Dürr’s promotion of the “immigration Ponzi pension scheme” is a common policy theme throughout the West, while according to the International Monetary Fund, Japan offers an alternative, with the country restricting immigration and instead investing in productivity-enhancing technology such as AI and robots to make up for a shortfall in labor. In fact, if a number of technological advancements proceed on pace, such as driverless trucks and cars along with automated warehouses and factories, there may in fact be a large swath of the German and European population suddenly jobless and competing with a large pool of immigrants for a dwindling number of jobs.

Two receptionist robots, left, greet a hotel employee demonstrating how to check in the new hotel, aptly called Henn na Hotel or Weird Hotel, in Sasebo, southwestern Japan, Wednesday, July 15, 2015. From the receptionist that does the check-in and check-out to the porter that’s a stand-on-wheels taking luggage up to the room, the hotel, that is run as part of Huis Ten Bosch amusement park, is “manned” almost totally by robots to save labor costs. (AP Photo/Shizuo Kambayashi)

The agricultural revolution saw increasingly fewer workers are needed for essential tasks such as food production. For example, in 1900, 50 percent of the U.S. population lived on farms or rural areas and an incredible amount of the labor force was dedicated to food production. Today, less than 1 percent of Americans work on farms. A similar transformation is expected in a range of industries in the coming future, but this time around, the benefits of the tech revolution may go to the very few.

FILE- In this Tuesday, Feb. 25, 2020 file photo, robots work on an electric car ID.3 body at the assembly line during a press tour at the plant of the German manufacturer Volkswagen AG (VW) in Zwickau, Germany. Volkswagen plans six large battery factories in Europe by 2030 so it sell more electric cars while driving down battery prices and making electric mobility more affordable, an effort that would reduce dependence on Asian suppliers and help the company compete with newcomer Tesla. (AP Photo/Jens Meyer, file)

The belief that more migrants will also come and save Western economies and bail out their pension systems may also be flat-out wrong, as Remix News previously reported:

[The] idea that 400,000 migrants can head to Germany every year and save the economy may be overly simplistic and is most certainly not taking all potential factors into consideration. For example, the German government’s own statistics show that a majority of migrants already in the country are not entering the job market. Those that do are often in part-time jobs, many of which migrants only hold for short periods of time.

The idea that they will also make up for the shortfall in pension budgets may also be misleading. The German government is spending billions to integrate the migrants already in the country. In 2018, the German government spent a record €23 billion on migrants, including rent subsidies, jobless payments, language lessons, and other benefits. That figure does not account for what individual states spent either, with Hamburg’s government releasing data showing it spent €5.35 billion on asylum seekers between 2015 and the end of 2019. 
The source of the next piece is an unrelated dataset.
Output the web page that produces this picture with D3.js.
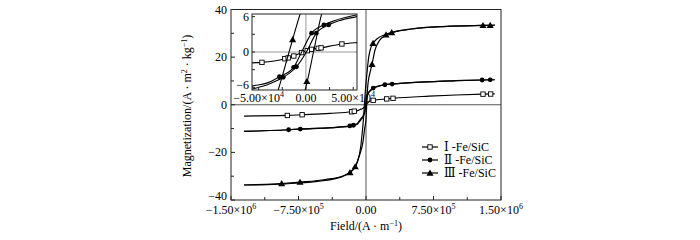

This isn’t the first time the Free Democratic Party (FDP) has called for such a drastic increase in annual net migration into Germany. In 2019, Dürr, the deputy leader of the FDP parliamentary group in the Bundestag at the time, wrote an op-ed for the Die Welt where he argued that Germany’s pension system was on the brink of collapse and that the state needed to take in half a million immigrants annually to rectify the situation.

“Since that is of course not possible, the pension subsidy will inevitably explode,” he wrote. “In order to keep the budget at the status quo and to secure our prosperity, we need at least 500,000 people a year who immigrate into the labor market.”

The FDP’s renewed call for Germany to take in more migrants comes after Detlef Scheele, the head of the Federal Employment Agency, argued that the country “needs” to take in some 400,000 immigrants per year to fill alleged gaps in the labor market and to “stay competitive”.

Scheel’s remarks were lambasted by Alternative for Germany MP Rene Springer, who said that he was “making himself a mouthpiece for companies that want to push down wages [of German workers] further with the help of immigration.”

At the moment, mass migration over the years has resulted in either immigrants or first or second-generation descendants of immigrants composing over 25 percent of Germany’s population. If Germany continues to have a net immigration of 200,000 to 400,000 per year through the next decade, which is expected, nearly half (40 percent) of the people living in the country will have migrant backgrounds by the year 2030.

In 2017, Frankfurt became the first city where native Germans were a minority compared to those who have migrant backgrounds, official data from the city’s Office of Statistics and Elections revealed.